Provided material:
+ + +
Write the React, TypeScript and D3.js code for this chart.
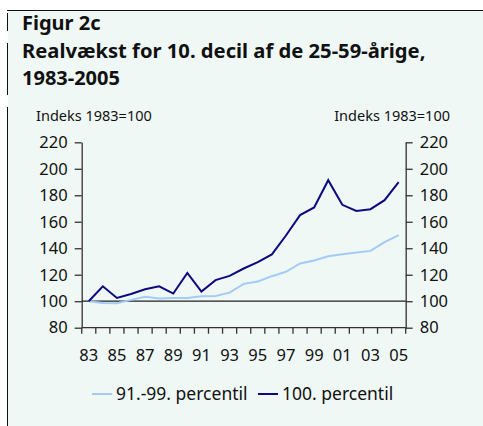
import React, { useEffect, useRef } from 'react';
import * as d3 from 'd3';

const years = ['83', '84', '85', '86', '87', '88', '89', '90', '91', '92', '93', '94', '95', '96', '97', '98', '99', '00', '01', '02', '03', '04', '05'];
const labelYears = ['83', '85', '87', '89', '91', '93', '95', '97', '99', '01', '03', '05'];
const p91to99 = [100, 98.7, 98.5, 101, 103.3, 102, 102.5, 102.5, 103.8, 104, 106.5, 113.1, 114.9, 118.9, 122.2, 128.5, 130.7, 134, 135.5, 136.8, 138, 144.6, 149.9];
const p100 = [100, 111.3, 102.5, 105.5, 109, 111.3, 105.8, 121.4, 107.3, 115.9, 119.1, 124.7, 129.5, 135.3, 149.6, 165, 170.8, 191.4, 172.8, 168.2, 169.5, 176.3, 189.9];
const yTicks = [80, 100, 120, 140, 160, 180, 200, 220];
const seriesNames = ['91.-99. percentil', '100. percentil'];
const seriesColors = ['#a3cbf7', '#0b0b7e'];

const W = 483;
const H = 426;
const BG = '#eff8f5';
const FONT = "'Noto Sans', sans-serif";

const App: React.FC = () => {
  const svgRef = useRef<SVGSVGElement>(null);

  useEffect(() => {
    if (!svgRef.current) return;
    d3.select(svgRef.current).selectAll('*').remove();

    const svg = d3.select(svgRef.current)
      .attr('width', W)
      .attr('height', H);

    // panel background and frame
    svg.append('rect').attr('x', 0).attr('y', 0).attr('width', W).attr('height', H).attr('fill', '#ffffff');
    svg.append('rect').attr('x', 8).attr('y', 10).attr('width', W - 8).attr('height', H - 10).attr('fill', BG);
    svg.append('line').attr('x1', 7).attr('x2', W).attr('y1', 10.5).attr('y2', 10.5)
      .attr('stroke', '#111').attr('stroke-width', 1);
    [[13, 31], [43, 95], [107, H]].forEach(([a, b]) => {
      svg.append('line').attr('x1', 7.5).attr('x2', 7.5).attr('y1', a).attr('y2', b)
        .attr('stroke', '#111').attr('stroke-width', 1);
    });

    // titles
    const title = svg.append('g').style('font-family', FONT).style('font-weight', 'bold').attr('fill', '#111');
    title.append('text').attr('x', 22).attr('y', 30).style('font-size', '20px').text('Figur 2c');
    title.append('text').attr('x', 22).attr('y', 58).style('font-size', '20.2px').text('Realvækst for 10. decil af de 25-59-årige,');
    title.append('text').attr('x', 22).attr('y', 85).style('font-size', '20px').text('1983-2005');

    svg.append('text').attr('x', 36).attr('y', 121).style('font-family', FONT).style('font-size', '14.5px')
      .attr('fill', '#111').text('Indeks 1983=100');
    svg.append('text').attr('x', 450).attr('y', 121).attr('text-anchor', 'end').style('font-family', FONT)
      .style('font-size', '14.5px').attr('fill', '#111').text('Indeks 1983=100');

    const left = 81.7;
    const right = 405.7;
    const top = 142.3;
    const bottom = 327.7;

    const x = d3.scaleBand<string>().domain(years).range([left, right]);
    const y = d3.scaleLinear().domain([80, 220]).range([bottom, top]);
    const axisColor = '#333';

    // left and right axes
    const gl = svg.append('g').attr('transform', `translate(${left},0)`)
      .call(d3.axisLeft(y).tickValues(yTicks).tickSize(7).tickPadding(7).tickSizeOuter(0));
    const gr = svg.append('g').attr('transform', `translate(${right},0)`)
      .call(d3.axisRight(y).tickValues(yTicks).tickSize(7).tickPadding(7).tickSizeOuter(0));
    [gl, gr].forEach(g => {
      g.select('.domain').attr('stroke', axisColor).attr('stroke-width', 1.3);
      g.selectAll('.tick line').attr('stroke', axisColor).attr('stroke-width', 1.3);
      g.selectAll('.tick text').style('font-family', FONT).style('font-size', '16.5px').attr('fill', '#111');
    });

    // bottom axis ticks at band boundaries
    const boundaries = years.map(d => x(d) as number).concat([right]);
    svg.append('line').attr('x1', left).attr('x2', right).attr('y1', bottom).attr('y2', bottom)
      .attr('stroke', axisColor).attr('stroke-width', 1.3);
    svg.append('g').selectAll('line').data(boundaries).enter().append('line')
      .attr('x1', d => d).attr('x2', d => d).attr('y1', bottom).attr('y2', bottom + 6)
      .attr('stroke', axisColor).attr('stroke-width', 1.3);
    svg.append('g').selectAll('text').data(labelYears).enter().append('text')
      .attr('x', d => (x(d) as number) + x.bandwidth() / 2)
      .attr('y', 361)
      .attr('text-anchor', 'middle')
      .style('font-family', FONT).style('font-size', '16.5px').attr('fill', '#111')
      .text(d => d);

    // 100 reference line
    svg.append('line').attr('x1', left).attr('x2', right).attr('y1', y(100)).attr('y2', y(100))
      .attr('stroke', '#222').attr('stroke-width', 1.2);

    const line = d3.line<number>()
      .x((_, i) => (x(years[i]) as number) + x.bandwidth() / 2)
      .y(d => y(d));

    [p91to99, p100].forEach((s, i) => {
      svg.append('path').datum(s).attr('d', line).attr('fill', 'none')
        .attr('stroke', seriesColors[i]).attr('stroke-width', 2);
    });

    // legend
    const legendX = [92, 258];
    seriesNames.forEach((name, i) => {
      svg.append('line').attr('x1', legendX[i]).attr('x2', legendX[i] + 20).attr('y1', 394).attr('y2', 394)
        .attr('stroke', seriesColors[i]).attr('stroke-width', 2);
      svg.append('text').attr('x', legendX[i] + 24).attr('y', 400)
        .style('font-family', FONT).style('font-size', '17.5px').attr('fill', '#111').text(name);
    });
  }, []);

  return <svg ref={svgRef} style={{ position: 'absolute', left: 0, top: 0 }}></svg>;
};

export default App;
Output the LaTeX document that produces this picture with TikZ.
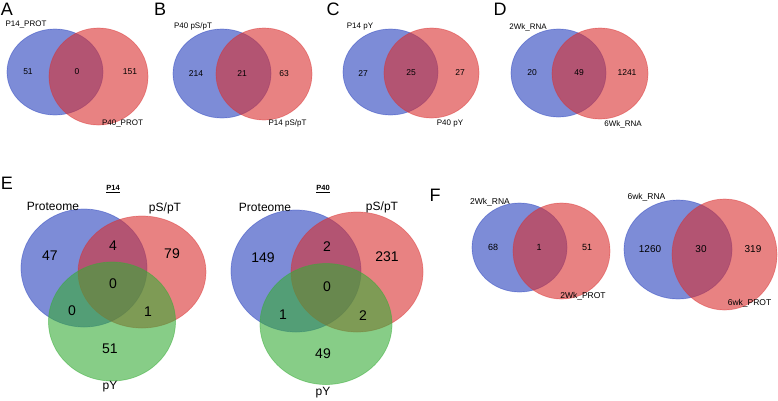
\documentclass[tikz,border=0pt]{standalone}
\usepackage{fontspec}
\setmainfont{Liberation Sans}
\definecolor{vblue}{RGB}{38,63,188}
\definecolor{vred}{RGB}{217,47,47}
\definecolor{vgreen}{RGB}{55,172,55}
\begin{document}
\begin{tikzpicture}[x=1pt,y=-1pt,
  bset/.style={fill=vblue, fill opacity=0.6, draw=vblue, draw opacity=0.45, line width=0.7pt},
  rset/.style={fill=vred, fill opacity=0.6, draw=vred, draw opacity=0.45, line width=0.7pt},
  gset/.style={fill=vgreen, fill opacity=0.6, draw=vgreen, draw opacity=0.5, line width=0.7pt},
  plet/.style={inner sep=0pt, font=\fontsize{18}{20}\selectfont},
  lab/.style={inner sep=0pt, font=\fontsize{8}{9}\selectfont},
  num/.style={inner sep=0pt, font=\fontsize{8.5}{10}\selectfont},
  elab/.style={inner sep=0pt, font=\fontsize{12}{14}\selectfont},
  enum/.style={inner sep=0pt, font=\fontsize{14}{16}\selectfont},
  etit/.style={inner sep=0pt, font=\bfseries\fontsize{7.5}{9}\selectfont},
  flab/.style={inner sep=0pt, font=\fontsize{8.5}{10}\selectfont},
  fnumA/.style={inner sep=0pt, font=\fontsize{9}{10}\selectfont},
  fnumB/.style={inner sep=0pt, font=\fontsize{10}{12}\selectfont}]
\useasboundingbox (0,0) rectangle (778,400);

% ---------- A ----------
\path[bset] (55,72) ellipse [x radius=48pt, y radius=43pt];
\path[rset] (98.5,76.5) ellipse [x radius=49.5pt, y radius=48.5pt];
\node[plet] (lA) at (7,9) {A};
\node[lab] (a0) at (26,24) {P14\_PROT};
\node[num] (a1) at (28,72) {51};
\node[num] (a2) at (77,72) {0};
\node[num] (a3) at (130,72) {151};
\node[lab] (a4) at (122.5,123) {P40\_PROT};

% ---------- B ----------
\path[bset] (222,73.5) ellipse [x radius=49pt, y radius=44.5pt];
\path[rset] (264,74) ellipse [x radius=48pt, y radius=46pt];
\node[plet] (lB) at (160,9) {B};
\node[lab] (b0) at (193,26) {P40 pS/pT};
\node[num] (b1) at (196,74) {214};
\node[num] (b2) at (242,74) {21};
\node[num] (b3) at (284,74) {63};
\node[lab] (b4) at (287.5,123) {P14 pS/pT};

% ---------- C ----------
\path[bset] (390.5,72) ellipse [x radius=47.5pt, y radius=43pt];
\path[rset] (431.5,73) ellipse [x radius=47.5pt, y radius=45pt];
\node[plet] (lC) at (333,9) {C};
\node[lab] (c0) at (360,27) {P14 pY};
\node[num] (c1) at (363,74) {27};
\node[num] (c2) at (411,73) {25};
\node[num] (c3) at (460,73) {27};
\node[lab] (c4) at (450,124) {P40 pY};

% ---------- D ----------
\path[bset] (558.5,73) ellipse [x radius=47.5pt, y radius=44pt];
\path[rset] (600,73.5) ellipse [x radius=48pt, y radius=45.5pt];
\node[plet] (lD) at (500,9) {D};
\node[lab] (d0) at (528,27) {2Wk\_RNA};
\node[num] (d1) at (532,73) {20};
\node[num] (d2) at (579,73) {49};
\node[num] (d3) at (627,73) {1241};
\node[lab] (d4) at (623,124) {6Wk\_RNA};

% ---------- E (P14) ----------
\path[bset] (84,268) ellipse [x radius=63pt, y radius=59pt];
\path[rset] (142,272) ellipse [x radius=64pt, y radius=56pt];
\path[gset] (112,321.5) ellipse [x radius=63.5pt, y radius=59.5pt];
\node[plet] (lE) at (7,183) {E};
\node[etit] (e0) at (113,189) {\underline{P14}};
\node[elab] (e1) at (53,206) {Proteome};
\node[elab] (e2) at (165,208) {pS/pT};
\node[enum] (e3) at (50,256) {47};
\node[enum] (e4) at (113,246) {4};
\node[enum] (e5) at (172,254) {79};
\node[enum] (e6) at (113,284) {0};
\node[enum] (e7) at (72,311) {0};
\node[enum] (e8) at (148,312) {1};
\node[enum] (e9) at (110,349) {51};
\node[elab] (e10) at (110,387) {pY};

% ---------- E (P40) ----------
\path[bset] (296,271) ellipse [x radius=65pt, y radius=61pt];
\path[rset] (357,272) ellipse [x radius=66pt, y radius=60pt];
\path[gset] (326,324) ellipse [x radius=66pt, y radius=60.5pt];
\node[etit] (f0) at (323,189) {\underline{P40}};
\node[elab] (f1) at (265,207) {Proteome};
\node[elab] (f2) at (382,207) {pS/pT};
\node[enum] (f3) at (263,258) {149};
\node[enum] (f4) at (327,247) {2};
\node[enum] (f5) at (387,257) {231};
\node[enum] (f6) at (327,287) {0};
\node[enum] (f7) at (283,315) {1};
\node[enum] (f8) at (363,316) {2};
\node[enum] (f9) at (323,354) {49};
\node[elab] (f10) at (323,393) {pY};

% ---------- F (2Wk) ----------
\path[bset] (519.5,247.5) ellipse [x radius=47.5pt, y radius=44.5pt];
\path[rset] (561.5,251) ellipse [x radius=48.5pt, y radius=48pt];
\node[plet] (lF) at (435,195) {F};
\node[flab] (g0) at (490,202) {2Wk\_RNA};
\node[fnumA] (g1) at (493,247) {68};
\node[fnumA] (g2) at (539,247) {1};
\node[fnumA] (g3) at (587,247) {51};
\node[flab] (g4) at (583,296) {2Wk\_PROT};

% ---------- F (6wk) ----------
\path[bset] (678,249.5) ellipse [x radius=54pt, y radius=49.5pt];
\path[rset] (724.5,254.5) ellipse [x radius=52.5pt, y radius=55.5pt];
\node[flab] (h0) at (646.5,197) {6wk\_RNA};
\node[fnumB] (h1) at (650,249) {1260};
\node[fnumB] (h2) at (701,249) {30};
\node[fnumB] (h3) at (753,249) {319};
\node[flab] (h4) at (749.5,303) {6wk\_PROT};
\end{tikzpicture}
\end{document}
+ + +
What the task asks: Exactly reproduce the run of lines from the start of the listing through the line with "const svgRef = useRef<SVGSVGElement>(null);", inclusive; pictures are not copied.

Exercise answer:
Write the React, TypeScript and D3.js code for this chart.
import React, { useEffect, useRef } from 'react';
import * as d3 from 'd3';

const years = ['83', '84', '85', '86', '87', '88', '89', '90', '91', '92', '93', '94', '95', '96', '97', '98', '99', '00', '01', '02', '03', '04', '05'];
const labelYears = ['83', '85', '87', '89', '91', '93', '95', '97', '99', '01', '03', '05'];
const p91to99 = [100, 98.7, 98.5, 101, 103.3, 102, 102.5, 102.5, 103.8, 104, 106.5, 113.1, 114.9, 118.9, 122.2, 128.5, 130.7, 134, 135.5, 136.8, 138, 144.6, 149.9];
const p100 = [100, 111.3, 102.5, 105.5, 109, 111.3, 105.8, 121.4, 107.3, 115.9, 119.1, 124.7, 129.5, 135.3, 149.6, 165, 170.8, 191.4, 172.8, 168.2, 169.5, 176.3, 189.9];
const yTicks = [80, 100, 120, 140, 160, 180, 200, 220];
const seriesNames = ['91.-99. percentil', '100. percentil'];
const seriesColors = ['#a3cbf7', '#0b0b7e'];

const W = 483;
const H = 426;
const BG = '#eff8f5';
const FONT = "'Noto Sans', sans-serif";

const App: React.FC = () => {
  const svgRef = useRef<SVGSVGElement>(null);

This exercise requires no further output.